One major bottleneck remains: people. At the end of the day, more insulation jobs require more skilled teams, yet the skilled workforce in Europe is around 3 million craftsmen short. For small businesses, training people is expensive and takes time. Such an investment is hard to swallow. VARM uses its network and scale to make adding more insulation teams profitable, with teams reaching payback in five months. In the end, this means better business for insulation partners and more attractive jobs in a severely understaffed sector.
How quickly can we insulate 1 million homes?
By solving these problems for individual businesses, VARM is building the infrastructure that lets the whole industry scale. The model also allows the business to grow across the global market smoothly, simply adding international partners to the insulation network. The goals of the VARM team are ambitious: In the next 10 years, VARM wants to insulate 1 million houses.

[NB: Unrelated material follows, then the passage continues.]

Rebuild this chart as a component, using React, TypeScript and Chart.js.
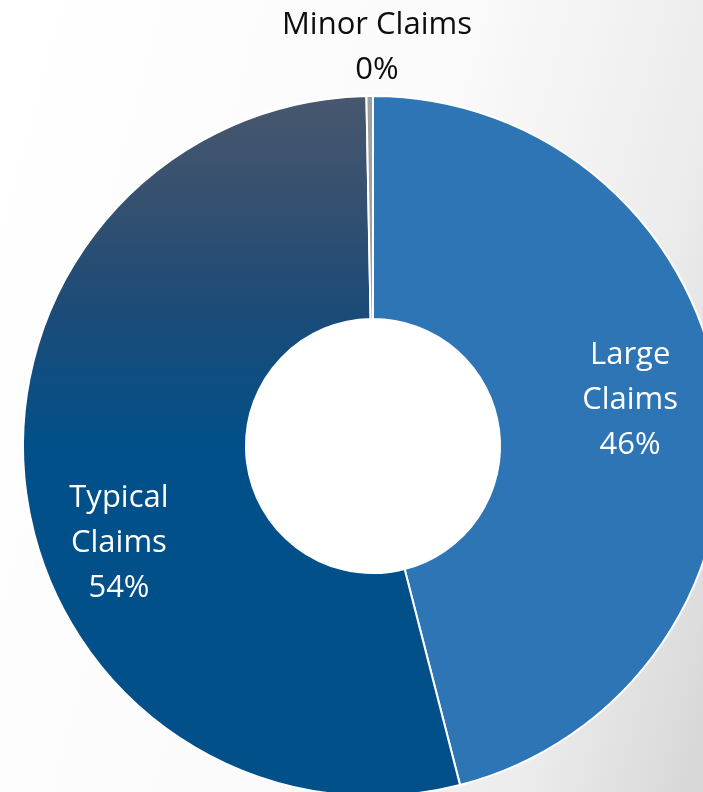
import React, { useEffect, useRef } from "react";
import { Chart, registerables } from "chart.js";

Chart.register(...registerables);

const categories = ["Large Claims", "Typical Claims", "Minor Claims"];
const shares = [46.0, 53.7, 0.3];
const labelLines = [["Large", "Claims"], ["Typical", "Claims"], ["Minor Claims"]];

const CANVAS_W = 746;
const CANVAS_H = 892;

const holePlugin = {
  id: "whiteHole",
  beforeDatasetsDraw(chart: any) {
    const arc = chart.getDatasetMeta(0).data[0];
    if (!arc) return;
    const { x, y, innerRadius } = arc.getProps(["x", "y", "innerRadius"], true);
    const ctx = chart.ctx;
    ctx.save();
    ctx.fillStyle = "#ffffff";
    ctx.beginPath();
    ctx.arc(x, y, innerRadius + 1, 0, Math.PI * 2);
    ctx.fill();
    ctx.restore();
  },
};

const labelPlugin = {
  id: "sliceLabels",
  afterDraw(chart: any, _args: any, opts: any) {
    const meta = chart.getDatasetMeta(0);
    const ctx = chart.ctx;
    ctx.save();
    ctx.font = `${opts.fontSize}px ${opts.fontFamily}`;
    ctx.textAlign = "center";
    ctx.textBaseline = "middle";
    meta.data.forEach((arc: any, i: number) => {
      const { x, y, outerRadius } = arc.getProps(["x", "y", "outerRadius"], true);
      const ang = (opts.angles[i] * Math.PI) / 180;
      const r = outerRadius * opts.radii[i];
      const cx = x + r * Math.sin(ang);
      const cy = y - r * Math.cos(ang);
      const lines = [...labelLines[i], `${Math.round(shares[i])}%`];
      const lh = opts.lineHeight;
      const startY = cy - ((lines.length - 1) * lh) / 2;
      ctx.fillStyle = opts.colors[i];
      lines.forEach((t: string, k: number) => ctx.fillText(t, cx, startY + k * lh));
    });
    ctx.restore();
  },
};

export default function App() {
  const ref = useRef<HTMLCanvasElement>(null);

  useEffect(() => {
    document.body.style.margin = "0";
    document.body.style.overflow = "hidden";
    const canvas = ref.current!;
    const typicalFill = (c: any) => {
      const chart = c.chart;
      const area = chart.chartArea;
      if (!area) return "#01508a";
      const top = area.top;
      const mid = (area.top + area.bottom) / 2;
      const g = chart.ctx.createLinearGradient(0, top, 0, mid);
      g.addColorStop(0, "#48576e");
      g.addColorStop(0.3, "#35506f");
      g.addColorStop(0.6, "#1d4b77");
      g.addColorStop(1, "#01508a");
      return g;
    };
    const chart = new Chart(canvas, {
      type: "doughnut",
      data: {
        labels: categories,
        datasets: [
          {
            data: shares,
            backgroundColor: (c: any) => {
              if (c.dataIndex === 0) return "#2e75b6";
              if (c.dataIndex === 1) return typicalFill(c);
              return "#a0a0a0";
            },
            borderColor: "#ffffff",
            borderWidth: 2,
          },
        ],
      },
      options: {
        responsive: false,
        animation: false,
        cutout: "36.3%",
        rotation: 0,
        layout: { padding: { left: 22, right: 22, top: 95, bottom: 95 } },
        plugins: {
          legend: { display: false },
          tooltip: { enabled: false },
          sliceLabels: {
            angles: [80, 249.1, 0.57],
            radii: [0.746, 0.777, 1.1386],
            colors: ["#ffffff", "#ffffff", "#0d0d0d"],
            fontSize: 31,
            fontFamily: "'Open Sans'",
            lineHeight: 45,
          },
        } as any,
      },
      plugins: [holePlugin, labelPlugin],
    });
    return () => chart.destroy();
  }, []);

  return (
    <div
      style={{
        position: "fixed",
        left: 0,
        top: 0,
        width: 703,
        height: 792,
        overflow: "hidden",
        background:
          "linear-gradient(105deg, #ffffff 0%, #fbfbfb 50%, #ececec 80%, #d6d6d6 100%)",
      }}
    >
      <canvas
        ref={ref}
        width={CANVAS_W}
        height={CANVAS_H}
        style={{ position: "absolute", left: 0, top: 0, width: CANVAS_W, height: CANVAS_H }}
      />
    </div>
  );
}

We invested in the team around Christian and Sebastian in 2024, and since then we have witnessed impressive growth and operational maturity of their “cloud installer” model. As they are already adding over 130 projects each month, expanding in line with their ambition is within reach.
The impact is already measurable: VARM’s current installations save more than 2,250 tonnes of CO2 each year, along with saved electricity costs for residents. We are excited to support the team in the next steps of the journey, as they continue to address the insulation skills gap and reduce household emissions across Europe.






They seem very focused on Germany.
I wonder if we have a similar gap in Sweden.
As an immigrant living in Sweden, I actually think Sweden has done a pretty good job incentivizing energy upgrades in houses and keeping buildings efficient over time.
When I think about my life in Turkey, insulation was usually the first thing we did if we wanted to reduce heating costs. Not because of global warming awareness, but simply because energy was expensive. If you had an old building, you insulated it. That was the practical solution.
Maybe I’m oversimplifying things. These are just observations from an energy-enthusiastic engineer, not a policy expert.